Print, word for word, the opening line of the data below and every line after it through the line that contains "Chart.defaults.font.family = FONT;", but not the pictures.

--- Start PROVIDED DATA ---

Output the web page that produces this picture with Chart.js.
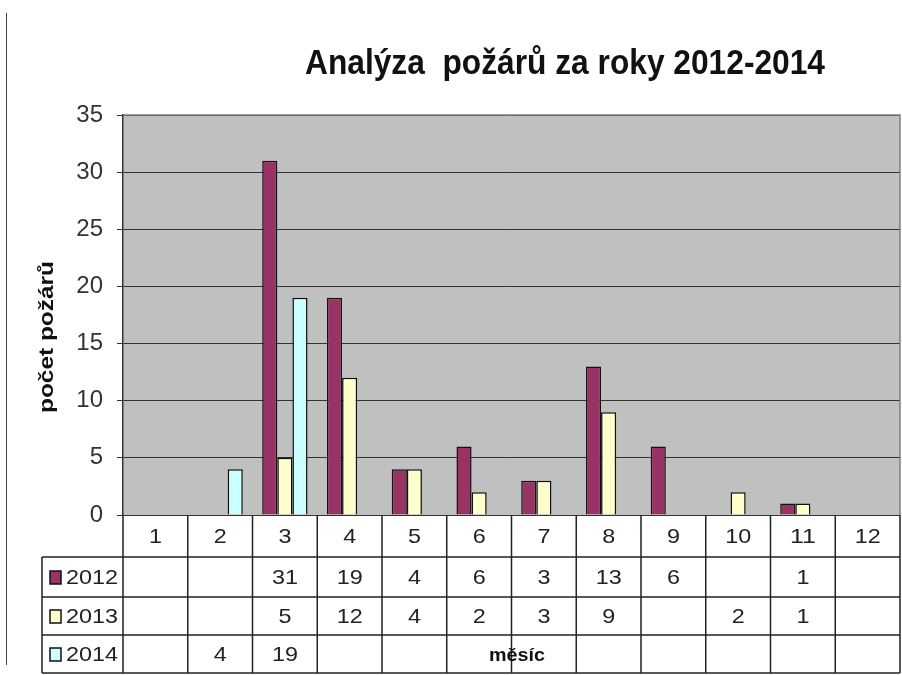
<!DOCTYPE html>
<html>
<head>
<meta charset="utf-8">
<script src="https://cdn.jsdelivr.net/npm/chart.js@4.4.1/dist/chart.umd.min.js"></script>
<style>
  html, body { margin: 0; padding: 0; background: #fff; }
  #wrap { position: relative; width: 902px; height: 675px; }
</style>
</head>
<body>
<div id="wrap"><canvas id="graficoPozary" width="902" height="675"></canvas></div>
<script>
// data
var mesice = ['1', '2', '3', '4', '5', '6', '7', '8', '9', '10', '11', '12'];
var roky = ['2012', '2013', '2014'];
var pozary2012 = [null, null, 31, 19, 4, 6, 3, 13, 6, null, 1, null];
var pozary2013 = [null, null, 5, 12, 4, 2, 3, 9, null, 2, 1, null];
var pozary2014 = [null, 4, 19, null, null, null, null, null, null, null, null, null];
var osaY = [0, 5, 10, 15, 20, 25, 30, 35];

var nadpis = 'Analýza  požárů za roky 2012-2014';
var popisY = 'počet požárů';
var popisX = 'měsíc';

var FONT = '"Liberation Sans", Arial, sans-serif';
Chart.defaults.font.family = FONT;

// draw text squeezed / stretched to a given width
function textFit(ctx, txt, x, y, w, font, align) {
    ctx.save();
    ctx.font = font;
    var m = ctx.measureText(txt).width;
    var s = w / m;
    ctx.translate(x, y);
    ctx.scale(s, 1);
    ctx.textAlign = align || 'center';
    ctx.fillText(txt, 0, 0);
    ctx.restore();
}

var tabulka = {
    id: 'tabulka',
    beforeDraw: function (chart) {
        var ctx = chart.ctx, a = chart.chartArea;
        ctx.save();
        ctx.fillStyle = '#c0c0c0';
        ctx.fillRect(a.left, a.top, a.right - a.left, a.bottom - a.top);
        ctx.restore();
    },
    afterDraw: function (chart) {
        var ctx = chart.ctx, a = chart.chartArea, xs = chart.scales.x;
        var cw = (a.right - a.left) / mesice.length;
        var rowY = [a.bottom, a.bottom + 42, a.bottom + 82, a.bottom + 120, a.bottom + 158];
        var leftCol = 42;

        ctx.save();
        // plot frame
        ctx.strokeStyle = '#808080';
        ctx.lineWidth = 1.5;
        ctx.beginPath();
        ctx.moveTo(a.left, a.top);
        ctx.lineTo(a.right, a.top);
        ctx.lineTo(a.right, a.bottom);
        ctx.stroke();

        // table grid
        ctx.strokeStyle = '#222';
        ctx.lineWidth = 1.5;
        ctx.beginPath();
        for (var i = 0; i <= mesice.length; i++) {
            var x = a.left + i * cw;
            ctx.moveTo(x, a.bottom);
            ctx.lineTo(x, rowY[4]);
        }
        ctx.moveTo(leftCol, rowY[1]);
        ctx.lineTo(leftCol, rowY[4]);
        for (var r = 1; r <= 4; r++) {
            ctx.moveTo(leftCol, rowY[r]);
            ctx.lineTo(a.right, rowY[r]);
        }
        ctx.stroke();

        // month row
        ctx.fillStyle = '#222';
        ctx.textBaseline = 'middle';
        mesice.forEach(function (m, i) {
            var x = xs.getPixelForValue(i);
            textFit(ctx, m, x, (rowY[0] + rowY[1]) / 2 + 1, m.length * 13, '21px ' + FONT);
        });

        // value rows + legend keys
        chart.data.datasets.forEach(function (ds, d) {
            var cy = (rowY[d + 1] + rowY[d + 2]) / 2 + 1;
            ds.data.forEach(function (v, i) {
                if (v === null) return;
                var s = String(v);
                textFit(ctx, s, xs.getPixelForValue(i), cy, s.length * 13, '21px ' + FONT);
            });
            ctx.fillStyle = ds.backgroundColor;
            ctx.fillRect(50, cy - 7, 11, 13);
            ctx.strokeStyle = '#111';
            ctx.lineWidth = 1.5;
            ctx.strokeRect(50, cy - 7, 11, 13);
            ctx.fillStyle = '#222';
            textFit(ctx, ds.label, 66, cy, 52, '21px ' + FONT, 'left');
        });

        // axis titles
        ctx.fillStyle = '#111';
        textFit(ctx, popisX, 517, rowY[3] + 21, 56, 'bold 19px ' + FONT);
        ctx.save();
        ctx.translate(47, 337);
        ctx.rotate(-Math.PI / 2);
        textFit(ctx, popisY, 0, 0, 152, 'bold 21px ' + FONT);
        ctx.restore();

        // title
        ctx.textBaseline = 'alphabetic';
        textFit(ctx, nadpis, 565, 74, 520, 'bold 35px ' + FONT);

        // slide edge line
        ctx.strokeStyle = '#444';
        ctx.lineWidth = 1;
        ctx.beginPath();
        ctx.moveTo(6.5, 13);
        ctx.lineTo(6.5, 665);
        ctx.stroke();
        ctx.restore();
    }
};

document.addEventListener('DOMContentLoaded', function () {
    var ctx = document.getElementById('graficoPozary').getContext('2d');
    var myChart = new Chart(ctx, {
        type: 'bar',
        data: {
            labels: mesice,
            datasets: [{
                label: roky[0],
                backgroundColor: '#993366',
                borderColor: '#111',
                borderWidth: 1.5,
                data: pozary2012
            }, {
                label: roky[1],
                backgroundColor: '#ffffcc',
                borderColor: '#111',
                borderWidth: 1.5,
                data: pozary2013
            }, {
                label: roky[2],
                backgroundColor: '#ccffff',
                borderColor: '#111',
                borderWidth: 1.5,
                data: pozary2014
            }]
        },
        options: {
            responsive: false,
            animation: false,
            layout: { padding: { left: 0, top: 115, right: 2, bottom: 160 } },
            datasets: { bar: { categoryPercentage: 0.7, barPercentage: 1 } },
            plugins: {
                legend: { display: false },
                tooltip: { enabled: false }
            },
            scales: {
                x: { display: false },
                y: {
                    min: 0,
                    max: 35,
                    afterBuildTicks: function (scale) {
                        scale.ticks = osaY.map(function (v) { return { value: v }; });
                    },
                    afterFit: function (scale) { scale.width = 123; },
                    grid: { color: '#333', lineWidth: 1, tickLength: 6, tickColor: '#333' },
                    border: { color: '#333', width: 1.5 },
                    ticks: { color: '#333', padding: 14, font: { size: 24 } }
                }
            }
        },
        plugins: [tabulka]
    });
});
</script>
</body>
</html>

--- End PROVIDED DATA ---

▶ [COMPLETED EXERCISE]
Output the web page that produces this picture with Chart.js.
<!DOCTYPE html>
<html>
<head>
<meta charset="utf-8">
<script src="https://cdn.jsdelivr.net/npm/chart.js@4.4.1/dist/chart.umd.min.js"></script>
<style>
  html, body { margin: 0; padding: 0; background: #fff; }
  #wrap { position: relative; width: 902px; height: 675px; }
</style>
</head>
<body>
<div id="wrap"><canvas id="graficoPozary" width="902" height="675"></canvas></div>
<script>
// data
var mesice = ['1', '2', '3', '4', '5', '6', '7', '8', '9', '10', '11', '12'];
var roky = ['2012', '2013', '2014'];
var pozary2012 = [null, null, 31, 19, 4, 6, 3, 13, 6, null, 1, null];
var pozary2013 = [null, null, 5, 12, 4, 2, 3, 9, null, 2, 1, null];
var pozary2014 = [null, 4, 19, null, null, null, null, null, null, null, null, null];
var osaY = [0, 5, 10, 15, 20, 25, 30, 35];

var nadpis = 'Analýza  požárů za roky 2012-2014';
var popisY = 'počet požárů';
var popisX = 'měsíc';

var FONT = '"Liberation Sans", Arial, sans-serif';
Chart.defaults.font.family = FONT;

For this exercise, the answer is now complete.